Why ‘The Deer Hunter’s Russian Roulette Scenes Can Still Blow You Away (Video)

Director Michael Cimino, who died Saturday at 77, created some of the tensest scenes in movie history in his 1978 Vietnam War classic

When you think of movies about the Vietnam War, a few come immediately to mind: Francis Ford Coppola‘s “Apocalypse Now,” Oliver Stone‘s “Platoon,” Stanley Kubrick‘s “Full Metal Jacket” and Michael Cimino‘s “The Deer Hunter.”

Those four films cast such an immense shadow over all of cinema that most other Vietnam movies barely even register. And the main standout may be the first to land in theaters: “The Deer Hunter,” which won five Oscars in 1979, including Best Picture and Best Director for Cimino, who died Saturday at age 77.

Released back in 1978, “The Deer Hunter” contains harrowing scenes in which the main characters, American POWs played by Robert DeNiro, Jon Savage and Christpher Walken are forced by their Vietnamese captors to play Russian roulette, betting their lives that the single bullet in the pistol they fire at their own head is not in the chamber.

You can watch the most famous of those scenes, in which the game finally comes to an end, above.

When the movie was released, the Russian roulette scenes sparked major controversy for taking liberties with the Vietcong’s actual treatment of U.S. soldiers during the war.

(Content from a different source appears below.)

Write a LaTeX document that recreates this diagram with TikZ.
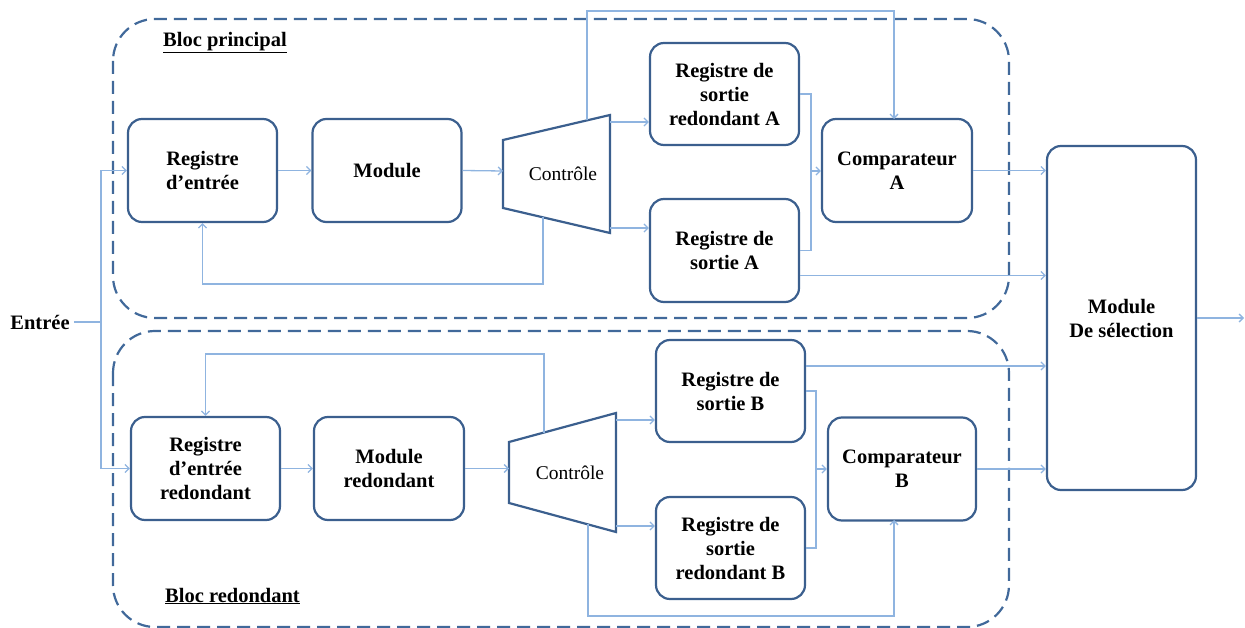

Several battlefield reporters argued that there was no documented proof that the Vietcong ever forced prisoners to play the deadly game of chance.

But critics like Roger Ebert defended the inclusion of the scenes on artistic grounds: “It is the organizing symbol of the film: Anything you can believe about the game, about its deliberately random violence, about how it touches the sanity of men forced to play it, will apply to the war as a whole. It is a brilliant symbol because, in the context of this story, it makes any ideological statement about the war superfluous.”

“The Deer Hunter” was, oddly enough, roughly based on a screenplay called “The Man Who Came to Play,” about a group of men playing Russian roulette — not in Vietnam, but in Las Vegas.

When Cimino came on board the project, he and co-screenwriter Deric Washburn transplanted the game to Vietnam. It was a chaotic process, as the two didn’t work together directly most of the time — but somehow the pieces of “The Deer Hunter” fell into place.

The controversy of the Russian roulette scenes has faded as time has passed and “The Deer Hunter” has taken its place in the annals of American film history, as has Cimino himself.